SUPPLIED MATERIAL:
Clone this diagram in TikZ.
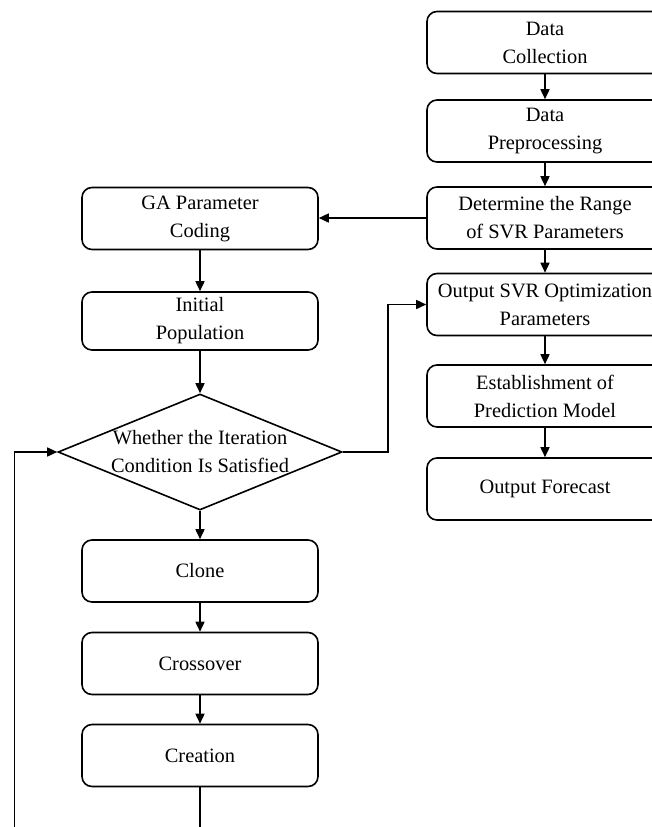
\documentclass[tikz,border=0pt]{standalone}
\usepackage{fontspec}
\setmainfont{Liberation Serif}
\usetikzlibrary{arrows.meta,shapes.geometric}

\begin{document}
\begin{tikzpicture}[
    x=1pt, y=-1pt,
    every node/.style={font=\fontsize{20.4}{28}\selectfont},
    stepbox/.style={draw, line width=1.6pt, rounded corners=10pt,
      minimum width=236pt, minimum height=62pt, inner sep=0pt,
      align=center},
    decision/.style={draw, line width=1.6pt, diamond, aspect=2.45,
      minimum width=284pt, minimum height=116pt, inner sep=0pt},
    flow/.style={line width=1.6pt, -{Triangle[length=10pt,width=9pt]}},
    plain/.style={line width=1.6pt}
  ]
  \useasboundingbox (0,0) rectangle (652,827);
  \clip (0,0) rectangle (652,827);

  % SVR column
  \node[stepbox] (collect) at (545,42.5) {Data\\Collection};
  \node[stepbox] (prep)    at (545,131)  {Data\\Preprocessing};
  \node[stepbox] (range)   at (545,218)  {Determine the Range\\of SVR Parameters};
  \node[stepbox] (svrout)  at (545,304.5){Output SVR Optimization\\Parameters};
  \node[stepbox] (model)   at (545,396)  {Establishment of\\Prediction Model};
  \node[stepbox] (fcast)   at (545,489)  {Output Forecast};

  % GA column
  \node[stepbox] (coding)  at (200,218.5){GA Parameter\\Coding};
  \node[stepbox, minimum height=58pt] (initpop) at (200,321) {Initial\\Population};
  \node[decision, label={[align=center, inner sep=0pt]center:Whether the Iteration\\Condition Is Satisfied}] (check) at (200,452) {};
  \node[stepbox] (clone)   at (200,571)  {Clone};
  \node[stepbox] (cross)   at (200,663.5){Crossover};
  \node[stepbox] (create)  at (200,755.5){Creation};

  \coordinate (loopbot) at (14.5,840);
  \coordinate (createbot) at (200,840);

  % SVR chain
  \draw[flow] (collect) -- (prep);
  \draw[flow] (prep) -- (range);
  \draw[flow] (range) -- (svrout);
  \draw[flow] (svrout) -- (model);
  \draw[flow] (model) -- (fcast);

  % GA chain
  \draw[flow] (range.west) -- (range.west -| coding.east);
  \draw[flow] (coding) -- (initpop);
  \draw[flow] (initpop) -- (check);
  \draw[flow] (check.east) -- ++(45,0) |- (svrout.west);
  \draw[flow] (check) -- (clone);
  \draw[flow] (clone) -- (cross);
  \draw[flow] (cross) -- (create);
  \draw[plain] (create) -- (createbot);
  \draw[flow] (loopbot) |- (check.west);
\end{tikzpicture}
\end{document}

REQUEST:
Take the data above and repeat it exactly, leaving each picture out.

ANSWER TO THE TASK:
Clone this diagram in TikZ.
\documentclass[tikz,border=0pt]{standalone}
\usepackage{fontspec}
\setmainfont{Liberation Serif}
\usetikzlibrary{arrows.meta,shapes.geometric}

\begin{document}
\begin{tikzpicture}[
    x=1pt, y=-1pt,
    every node/.style={font=\fontsize{20.4}{28}\selectfont},
    stepbox/.style={draw, line width=1.6pt, rounded corners=10pt,
      minimum width=236pt, minimum height=62pt, inner sep=0pt,
      align=center},
    decision/.style={draw, line width=1.6pt, diamond, aspect=2.45,
      minimum width=284pt, minimum height=116pt, inner sep=0pt},
    flow/.style={line width=1.6pt, -{Triangle[length=10pt,width=9pt]}},
    plain/.style={line width=1.6pt}
  ]
  \useasboundingbox (0,0) rectangle (652,827);
  \clip (0,0) rectangle (652,827);

  % SVR column
  \node[stepbox] (collect) at (545,42.5) {Data\\Collection};
  \node[stepbox] (prep)    at (545,131)  {Data\\Preprocessing};
  \node[stepbox] (range)   at (545,218)  {Determine the Range\\of SVR Parameters};
  \node[stepbox] (svrout)  at (545,304.5){Output SVR Optimization\\Parameters};
  \node[stepbox] (model)   at (545,396)  {Establishment of\\Prediction Model};
  \node[stepbox] (fcast)   at (545,489)  {Output Forecast};

  % GA column
  \node[stepbox] (coding)  at (200,218.5){GA Parameter\\Coding};
  \node[stepbox, minimum height=58pt] (initpop) at (200,321) {Initial\\Population};
  \node[decision, label={[align=center, inner sep=0pt]center:Whether the Iteration\\Condition Is Satisfied}] (check) at (200,452) {};
  \node[stepbox] (clone)   at (200,571)  {Clone};
  \node[stepbox] (cross)   at (200,663.5){Crossover};
  \node[stepbox] (create)  at (200,755.5){Creation};

  \coordinate (loopbot) at (14.5,840);
  \coordinate (createbot) at (200,840);

  % SVR chain
  \draw[flow] (collect) -- (prep);
  \draw[flow] (prep) -- (range);
  \draw[flow] (range) -- (svrout);
  \draw[flow] (svrout) -- (model);
  \draw[flow] (model) -- (fcast);

  % GA chain
  \draw[flow] (range.west) -- (range.west -| coding.east);
  \draw[flow] (coding) -- (initpop);
  \draw[flow] (initpop) -- (check);
  \draw[flow] (check.east) -- ++(45,0) |- (svrout.west);
  \draw[flow] (check) -- (clone);
  \draw[flow] (clone) -- (cross);
  \draw[flow] (cross) -- (create);
  \draw[plain] (create) -- (createbot);
  \draw[flow] (loopbot) |- (check.west);
\end{tikzpicture}
\end{document}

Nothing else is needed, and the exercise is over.